What to do:
Write out, word for word, every line from the first one through the line that holds "0.068, 0.067]", and nothing else; skip the pictures.

Source data:
• • • • • • •
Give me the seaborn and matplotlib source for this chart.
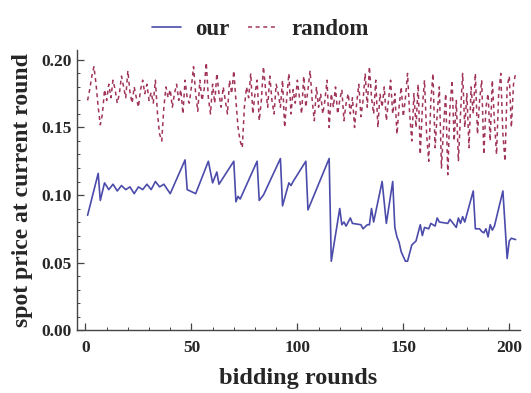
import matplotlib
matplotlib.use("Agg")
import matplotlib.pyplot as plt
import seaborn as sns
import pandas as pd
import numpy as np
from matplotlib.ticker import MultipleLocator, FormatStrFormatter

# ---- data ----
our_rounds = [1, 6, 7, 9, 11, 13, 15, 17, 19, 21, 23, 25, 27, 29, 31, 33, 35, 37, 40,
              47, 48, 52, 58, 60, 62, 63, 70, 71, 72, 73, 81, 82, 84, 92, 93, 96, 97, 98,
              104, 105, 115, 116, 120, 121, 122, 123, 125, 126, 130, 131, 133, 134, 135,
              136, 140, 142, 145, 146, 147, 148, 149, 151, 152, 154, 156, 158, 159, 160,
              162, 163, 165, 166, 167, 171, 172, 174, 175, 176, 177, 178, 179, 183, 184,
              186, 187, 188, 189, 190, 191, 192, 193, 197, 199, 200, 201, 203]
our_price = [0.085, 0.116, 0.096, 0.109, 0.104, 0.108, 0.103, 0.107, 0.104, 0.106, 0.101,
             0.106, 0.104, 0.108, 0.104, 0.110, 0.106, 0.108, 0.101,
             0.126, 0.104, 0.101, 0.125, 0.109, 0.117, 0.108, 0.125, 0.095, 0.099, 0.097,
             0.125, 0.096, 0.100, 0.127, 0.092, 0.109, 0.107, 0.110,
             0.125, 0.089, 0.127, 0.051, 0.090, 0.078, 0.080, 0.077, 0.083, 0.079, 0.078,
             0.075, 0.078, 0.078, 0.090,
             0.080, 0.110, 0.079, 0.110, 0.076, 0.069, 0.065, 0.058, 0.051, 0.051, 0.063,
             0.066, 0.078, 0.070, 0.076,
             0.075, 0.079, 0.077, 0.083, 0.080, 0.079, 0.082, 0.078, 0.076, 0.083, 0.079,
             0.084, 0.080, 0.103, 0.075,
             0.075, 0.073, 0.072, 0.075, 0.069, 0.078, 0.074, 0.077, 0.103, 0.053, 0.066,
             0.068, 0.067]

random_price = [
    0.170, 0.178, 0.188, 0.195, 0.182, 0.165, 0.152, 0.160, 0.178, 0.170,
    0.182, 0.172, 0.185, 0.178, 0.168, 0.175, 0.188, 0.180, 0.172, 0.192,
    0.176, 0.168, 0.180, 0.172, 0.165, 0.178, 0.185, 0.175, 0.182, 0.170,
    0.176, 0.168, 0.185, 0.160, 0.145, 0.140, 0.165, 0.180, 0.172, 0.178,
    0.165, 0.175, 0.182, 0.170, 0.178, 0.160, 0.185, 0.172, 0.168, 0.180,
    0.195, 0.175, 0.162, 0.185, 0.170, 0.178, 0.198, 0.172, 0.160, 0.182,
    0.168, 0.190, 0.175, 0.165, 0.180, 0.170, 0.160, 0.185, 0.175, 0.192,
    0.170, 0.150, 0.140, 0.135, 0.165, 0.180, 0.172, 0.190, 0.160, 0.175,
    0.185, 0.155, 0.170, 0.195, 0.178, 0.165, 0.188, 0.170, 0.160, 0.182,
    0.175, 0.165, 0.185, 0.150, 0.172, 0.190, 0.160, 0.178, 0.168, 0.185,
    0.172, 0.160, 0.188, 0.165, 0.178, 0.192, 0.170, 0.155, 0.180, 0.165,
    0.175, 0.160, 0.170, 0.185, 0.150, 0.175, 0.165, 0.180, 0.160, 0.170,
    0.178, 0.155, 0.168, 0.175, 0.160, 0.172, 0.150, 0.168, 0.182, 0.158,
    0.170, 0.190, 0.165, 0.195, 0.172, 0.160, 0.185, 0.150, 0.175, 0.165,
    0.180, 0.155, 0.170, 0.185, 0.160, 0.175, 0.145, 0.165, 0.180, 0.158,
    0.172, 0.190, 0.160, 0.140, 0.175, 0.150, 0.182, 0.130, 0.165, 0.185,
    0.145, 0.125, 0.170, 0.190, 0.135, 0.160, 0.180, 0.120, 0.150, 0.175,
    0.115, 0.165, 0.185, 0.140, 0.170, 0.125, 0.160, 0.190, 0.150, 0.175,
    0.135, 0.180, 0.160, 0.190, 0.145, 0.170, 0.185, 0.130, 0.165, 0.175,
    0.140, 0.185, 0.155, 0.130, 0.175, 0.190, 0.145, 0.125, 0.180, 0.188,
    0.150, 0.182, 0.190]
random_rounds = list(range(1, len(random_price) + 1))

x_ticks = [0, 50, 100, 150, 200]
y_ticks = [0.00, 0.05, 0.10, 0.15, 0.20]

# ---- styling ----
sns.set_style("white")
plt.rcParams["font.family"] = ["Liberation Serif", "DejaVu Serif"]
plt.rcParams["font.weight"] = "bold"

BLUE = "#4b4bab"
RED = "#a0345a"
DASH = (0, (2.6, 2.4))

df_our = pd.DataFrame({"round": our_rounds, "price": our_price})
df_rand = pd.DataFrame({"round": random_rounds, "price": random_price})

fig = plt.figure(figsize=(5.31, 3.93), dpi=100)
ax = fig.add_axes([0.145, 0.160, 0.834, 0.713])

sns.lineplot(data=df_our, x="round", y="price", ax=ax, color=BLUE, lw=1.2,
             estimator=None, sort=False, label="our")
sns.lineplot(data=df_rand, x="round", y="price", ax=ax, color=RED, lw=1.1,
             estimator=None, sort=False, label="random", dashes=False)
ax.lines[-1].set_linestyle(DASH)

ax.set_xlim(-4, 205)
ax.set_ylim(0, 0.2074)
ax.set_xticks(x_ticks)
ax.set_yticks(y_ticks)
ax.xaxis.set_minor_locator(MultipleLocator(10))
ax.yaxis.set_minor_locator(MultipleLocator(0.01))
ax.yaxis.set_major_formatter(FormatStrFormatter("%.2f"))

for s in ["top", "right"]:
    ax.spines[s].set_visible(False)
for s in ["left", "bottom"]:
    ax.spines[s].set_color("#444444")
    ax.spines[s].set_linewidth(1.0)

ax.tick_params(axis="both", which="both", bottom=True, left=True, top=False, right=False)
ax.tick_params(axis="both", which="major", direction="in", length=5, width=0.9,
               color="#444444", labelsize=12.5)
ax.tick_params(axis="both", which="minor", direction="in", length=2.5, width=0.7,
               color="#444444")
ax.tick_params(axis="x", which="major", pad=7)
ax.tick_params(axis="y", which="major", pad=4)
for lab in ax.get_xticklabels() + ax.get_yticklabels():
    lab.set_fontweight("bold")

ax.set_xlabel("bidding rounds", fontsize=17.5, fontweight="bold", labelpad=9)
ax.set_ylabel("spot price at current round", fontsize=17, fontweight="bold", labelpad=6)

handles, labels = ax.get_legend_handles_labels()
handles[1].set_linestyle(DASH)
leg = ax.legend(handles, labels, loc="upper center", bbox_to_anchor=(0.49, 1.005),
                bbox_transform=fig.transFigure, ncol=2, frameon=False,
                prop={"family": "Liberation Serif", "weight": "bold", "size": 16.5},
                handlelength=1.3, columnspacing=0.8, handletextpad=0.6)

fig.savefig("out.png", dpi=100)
• • • • • • •
Task solution:
Give me the seaborn and matplotlib source for this chart.
import matplotlib
matplotlib.use("Agg")
import matplotlib.pyplot as plt
import seaborn as sns
import pandas as pd
import numpy as np
from matplotlib.ticker import MultipleLocator, FormatStrFormatter

# ---- data ----
our_rounds = [1, 6, 7, 9, 11, 13, 15, 17, 19, 21, 23, 25, 27, 29, 31, 33, 35, 37, 40,
              47, 48, 52, 58, 60, 62, 63, 70, 71, 72, 73, 81, 82, 84, 92, 93, 96, 97, 98,
              104, 105, 115, 116, 120, 121, 122, 123, 125, 126, 130, 131, 133, 134, 135,
              136, 140, 142, 145, 146, 147, 148, 149, 151, 152, 154, 156, 158, 159, 160,
              162, 163, 165, 166, 167, 171, 172, 174, 175, 176, 177, 178, 179, 183, 184,
              186, 187, 188, 189, 190, 191, 192, 193, 197, 199, 200, 201, 203]
our_price = [0.085, 0.116, 0.096, 0.109, 0.104, 0.108, 0.103, 0.107, 0.104, 0.106, 0.101,
             0.106, 0.104, 0.108, 0.104, 0.110, 0.106, 0.108, 0.101,
             0.126, 0.104, 0.101, 0.125, 0.109, 0.117, 0.108, 0.125, 0.095, 0.099, 0.097,
             0.125, 0.096, 0.100, 0.127, 0.092, 0.109, 0.107, 0.110,
             0.125, 0.089, 0.127, 0.051, 0.090, 0.078, 0.080, 0.077, 0.083, 0.079, 0.078,
             0.075, 0.078, 0.078, 0.090,
             0.080, 0.110, 0.079, 0.110, 0.076, 0.069, 0.065, 0.058, 0.051, 0.051, 0.063,
             0.066, 0.078, 0.070, 0.076,
             0.075, 0.079, 0.077, 0.083, 0.080, 0.079, 0.082, 0.078, 0.076, 0.083, 0.079,
             0.084, 0.080, 0.103, 0.075,
             0.075, 0.073, 0.072, 0.075, 0.069, 0.078, 0.074, 0.077, 0.103, 0.053, 0.066,
             0.068, 0.067]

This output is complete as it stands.